>> Begin DATA FOR PROCESSING
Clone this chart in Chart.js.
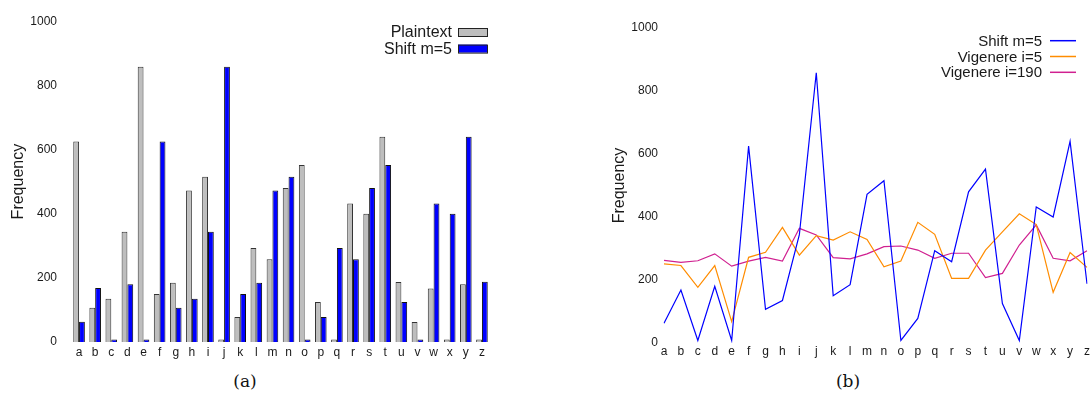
<!DOCTYPE html>
<html>
<head>
<meta charset="utf-8">
<script src="https://cdn.jsdelivr.net/npm/chart.js@4"></script>
<style>
  body { margin: 0; background: #fff; width: 1091px; height: 394px; position: relative; overflow: hidden; }
  canvas { position: absolute; top: 0; }
  #barChart { left: 0; }
  #lineChart { left: 590px; }
  .caption { position: absolute; top: 371px; font-family: "DejaVu Serif", serif; font-size: 17px; color: #111; transform: translateX(-50%); }
</style>
</head>
<body>
<canvas id="barChart" width="575" height="365"></canvas>
<canvas id="lineChart" width="501" height="365"></canvas>
<div class="caption" style="left:245px">(a)</div>
<div class="caption" style="left:848px">(b)</div>
<script>
// letters on the x axis
const letters = ['a','b','c','d','e','f','g','h','i','j','k','l','m','n','o','p','q','r','s','t','u','v','w','x','y','z'];

// letter frequencies
const plaintext = [625, 107, 135, 344, 858, 150, 185, 472, 515, 8, 78, 293, 258, 480, 552, 125, 8, 432, 400, 640, 187, 62, 167, 8, 180, 8];
const shiftM5 = [63, 168, 8, 180, 8, 625, 107, 135, 344, 858, 150, 185, 472, 515, 8, 78, 293, 258, 480, 552, 125, 8, 432, 400, 640, 188];
const vigenere5 = [251, 246, 177, 246, 68, 272, 288, 367, 279, 341, 327, 353, 329, 242, 260, 383, 345, 205, 205, 295, 353, 410, 376, 161, 287, 240];
const vigenere190 = [262, 256, 261, 283, 244, 260, 272, 260, 364, 343, 271, 267, 283, 306, 308, 295, 269, 285, 285, 208, 221, 311, 375, 269, 261, 293];

const yTicks = [0, 200, 400, 600, 800, 1000];

const FONT = '"Liberation Sans", Arial, sans-serif';
Chart.defaults.font.family = FONT;
Chart.defaults.color = '#1a1a1a';

// legend drawn at the top right, text on the left of its key
function legendPlugin(cfg) {
    return {
        id: 'rightLegend',
        afterDraw(chart) {
            const ctx = chart.ctx;
            ctx.save();
            ctx.font = cfg.fontSize + 'px ' + FONT;
            ctx.textAlign = 'right';
            ctx.textBaseline = 'middle';
            chart.data.datasets.forEach((ds, i) => {
                const y = cfg.y0 + i * cfg.step;
                ctx.fillStyle = '#1a1a1a';
                ctx.fillText(ds.label, cfg.textRight, y + 1);
                if (cfg.type === 'box') {
                    ctx.fillStyle = ds.backgroundColor;
                    ctx.fillRect(cfg.keyLeft, y - 4, cfg.keyWidth, 8);
                    ctx.strokeStyle = '#222';
                    ctx.lineWidth = 1;
                    ctx.strokeRect(cfg.keyLeft + 0.5, y - 3.5, cfg.keyWidth, 8);
                } else {
                    ctx.strokeStyle = ds.borderColor;
                    ctx.lineWidth = 1.5;
                    ctx.beginPath();
                    ctx.moveTo(cfg.keyLeft, y);
                    ctx.lineTo(cfg.keyLeft + cfg.keyWidth, y);
                    ctx.stroke();
                }
            });
            ctx.restore();
        }
    };
}

function yScale(width, titlePad, tickPad) {
    return {
        min: 0,
        max: 1000,
        afterBuildTicks: s => { s.ticks = yTicks.map(v => ({ value: v })); },
        afterFit: s => { s.width = width; },
        grid: { display: false, drawTicks: false },
        border: { display: false },
        ticks: { padding: tickPad, font: { size: 12 }, callback: v => String(v) },
        title: { display: true, text: 'Frequency', font: { size: 16 }, padding: { top: titlePad, bottom: 0 } }
    };
}

function xScale(height, tickPad, offset) {
    return {
        offset: offset,
        afterFit: s => { s.height = height; },
        grid: { display: false, drawTicks: false },
        border: { display: false },
        ticks: { padding: tickPad, font: { size: 12 }, maxRotation: 0, autoSkip: false }
    };
}

new Chart(document.getElementById('barChart'), {
    type: 'bar',
    data: {
        labels: letters,
        datasets: [
            { label: 'Plaintext', data: plaintext, backgroundColor: '#bebebe', borderColor: '#333', borderWidth: 1 },
            { label: 'Shift m=5', data: shiftM5, backgroundColor: '#0000ff', borderColor: '#111', borderWidth: 1 }
        ]
    },
    options: {
        responsive: false,
        animation: false,
        devicePixelRatio: 1,
        layout: { padding: { left: 0, top: 18, right: 85, bottom: 0 } },
        datasets: { bar: { categoryPercentage: 0.72, barPercentage: 1.0 } },
        plugins: { legend: { display: false }, tooltip: { enabled: false } },
        scales: { x: xScale(23, 3, true), y: yScale(71, 9, 14) }
    },
    plugins: [legendPlugin({ type: 'box', fontSize: 16, textRight: 452, keyLeft: 458, keyWidth: 29, y0: 32, step: 16.6 })]
});

new Chart(document.getElementById('lineChart'), {
    type: 'line',
    data: {
        labels: letters,
        datasets: [
            { label: 'Shift m=5', data: shiftM5, borderColor: '#0000ff' },
            { label: 'Vigenere i=5', data: vigenere5, borderColor: '#ff8c00' },
            { label: 'Vigenere i=190', data: vigenere190, borderColor: '#d02090' }
        ]
    },
    options: {
        responsive: false,
        animation: false,
        devicePixelRatio: 1,
        layout: { padding: { left: 0, top: 28, right: 4, bottom: 0 } },
        elements: { line: { borderWidth: 1.2, tension: 0 }, point: { radius: 0 } },
        plugins: { legend: { display: false }, tooltip: { enabled: false } },
        scales: { x: xScale(22, 1, false), y: yScale(74, 20, 6) }
    },
    plugins: [legendPlugin({ type: 'line', fontSize: 15, textRight: 452, keyLeft: 460, keyWidth: 26, y0: 40.7, step: 15.8 })]
});
</script>
</body>
</html>
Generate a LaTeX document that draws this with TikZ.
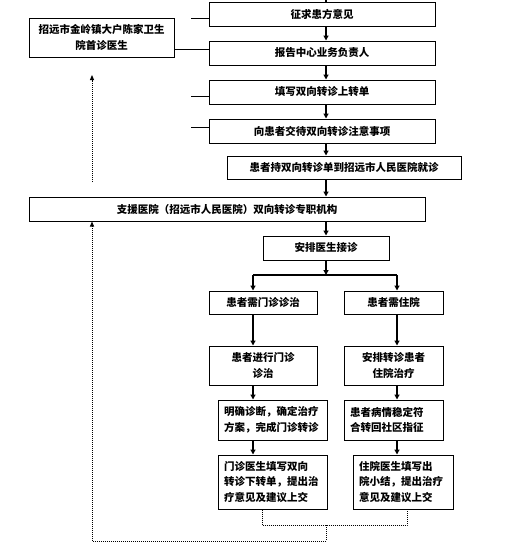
\documentclass[tikz,border=0pt]{standalone}
\usepackage{fontspec}
\setmainfont{Noto Sans CJK SC}
\usetikzlibrary{arrows.meta}
\begin{document}
\begin{tikzpicture}[x=1pt,y=-1pt,
		box/.style={draw,line width=1pt,inner sep=2pt,font=\bfseries\fontsize{10.5}{15.5}\selectfont},
		arr/.style={line width=1.2pt,-{Triangle[length=5pt,width=5pt]}},
		dots/.style={line width=1pt,densely dotted}]
			\useasboundingbox (0,0) rectangle (507,554);
			\node[box,minimum width=226,minimum height=24] (ask) at (322,14) {征求患方意见};
			\node[box,minimum width=226,minimum height=24] (report) at (322,53) {报告中心业务负责人};
			\node[box,minimum width=226,minimum height=24] (fill) at (322,92) {填写双向转诊上转单};
			\node[box,minimum width=226,minimum height=24] (tell) at (322,131) {向患者交待双向转诊注意事项};
			\node[box,minimum width=145,minimum height=39,align=center] (clinic) at (101.5,37.5) {招远市金岭镇大户陈家卫生\\院首诊医生};
			\node[box,minimum width=234,minimum height=23] (visit) at (344,167.5) {患者持双向转诊单到招远市人民医院就诊};
			\node[box,minimum width=396,minimum height=24] (support) at (227,209) {支援医院（招远市人民医院）双向转诊专职机构};
			\node[box,minimum width=126,minimum height=24] (arrange) at (326,248) {安排医生接诊};
			\node[box,minimum width=108,minimum height=23] (outp) at (263,302.5) {患者需门诊诊治};
			\node[box,minimum width=99,minimum height=23] (inp) at (393.5,302.5) {患者需住院};
			\node[box,minimum width=108,minimum height=39,align=center] (outtreat) at (263,365.5) {患者进行门诊\\诊治};
			\node[box,minimum width=99,minimum height=39,align=center] (intreat) at (393.5,365.5) {安排转诊患者\\住院治疗};
			\node[box,minimum width=109,minimum height=40,text width=97pt,align=left] (diag) at (272.5,420) {明确诊断，确定治疗\\方案，完成门诊转诊};
			\node[box,minimum width=99,minimum height=40,text width=87pt,align=left] (stable) at (393.5,420) {患者病情稳定符\\合转回社区指征};
			\node[box,minimum width=109,minimum height=54,text width=97pt,align=left] (outdoc) at (272.5,482) {门诊医生填写双向\\转诊下转单，提出治\\疗意见及建议上交};
			\node[box,minimum width=100,minimum height=54,text width=88pt,align=left] (indoc) at (403,482) {住院医生填写出\\院小结，提出治疗\\意见及建议上交};
			\coordinate (top) at (326,0);
			\coordinate (lx) at (253,0);
			\coordinate (rx) at (397,0);
			\coordinate (fork) at (326,275);
			\draw[line width=1.2pt] (top) -- (ask.north -| top);
			\draw[arr] (ask.south -| top) -- (report.north -| top);
			\draw[arr] (report.south -| top) -- (fill.north -| top);
			\draw[arr] (fill.south -| top) -- (tell.north -| top);
			\draw[arr] (tell.south -| top) -- (visit.north -| top);
			\draw[arr] (visit.south -| top) -- (support.north -| top);
			\draw[arr] (support.south -| top) -- (arrange.north -| top);
			\draw[arr] (arrange.south) -- (fork);
			\draw[line width=1.2pt] (fork -| lx) -- (fork -| rx);
			\draw[arr] (fork -| lx) -- (outp.north -| lx);
			\draw[arr] (fork -| rx) -- (inp.north -| rx);
			\draw[arr] (outp.south -| lx) -- (outtreat.north -| lx);
			\draw[arr] (inp.south -| rx) -- (intreat.north -| rx);
			\draw[arr] (outtreat.south -| lx) -- (diag.north -| lx);
			\draw[arr] (intreat.south -| rx) -- (stable.north -| rx);
			\draw[arr] (diag.south -| lx) -- (outdoc.north -| lx);
			\draw[arr] (stable.south -| rx) -- (indoc.north -| rx);
			\coordinate (s1) at (191,18);
			\coordinate (s2) at (174,49);
			\coordinate (s3) at (191,96);
			\coordinate (s4) at (191,127);
			\draw[line width=1pt] (s1) -- (s1 -| ask.west);
			\draw[line width=1pt] (s2) -- (s2 -| report.west);
			\draw[line width=1pt] (s3) -- (s3 -| fill.west);
			\draw[line width=1pt] (s4) -- (s4 -| tell.west);
			\coordinate (d1) at (92,182);
			\coordinate (d2) at (92,75);
			\draw[dots,-{Triangle[length=5pt,width=4pt]}] (d1) -- (d2);
			\coordinate (j1) at (262,525);
			\coordinate (j2) at (407,525);
			\coordinate (j3) at (326,541);
			\coordinate (j4) at (92,541);
			\draw[dots] (outdoc.south -| j1) -- (j1) -- (j2) -- (indoc.south -| j2);
			\draw[dots,-{Triangle[length=5pt,width=4pt]}] (j3 |- j1) -- (j3) -- (j4) -- (support.south -| j4);
		\end{tikzpicture}
\end{document}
>> End DATA FOR PROCESSING
> **YOUR OBJECTIVE**
Copy out all lines where the word "this" appears.

> **EXERCISE ANSWER**
Clone this chart in Chart.js.
Generate a LaTeX document that draws this with TikZ.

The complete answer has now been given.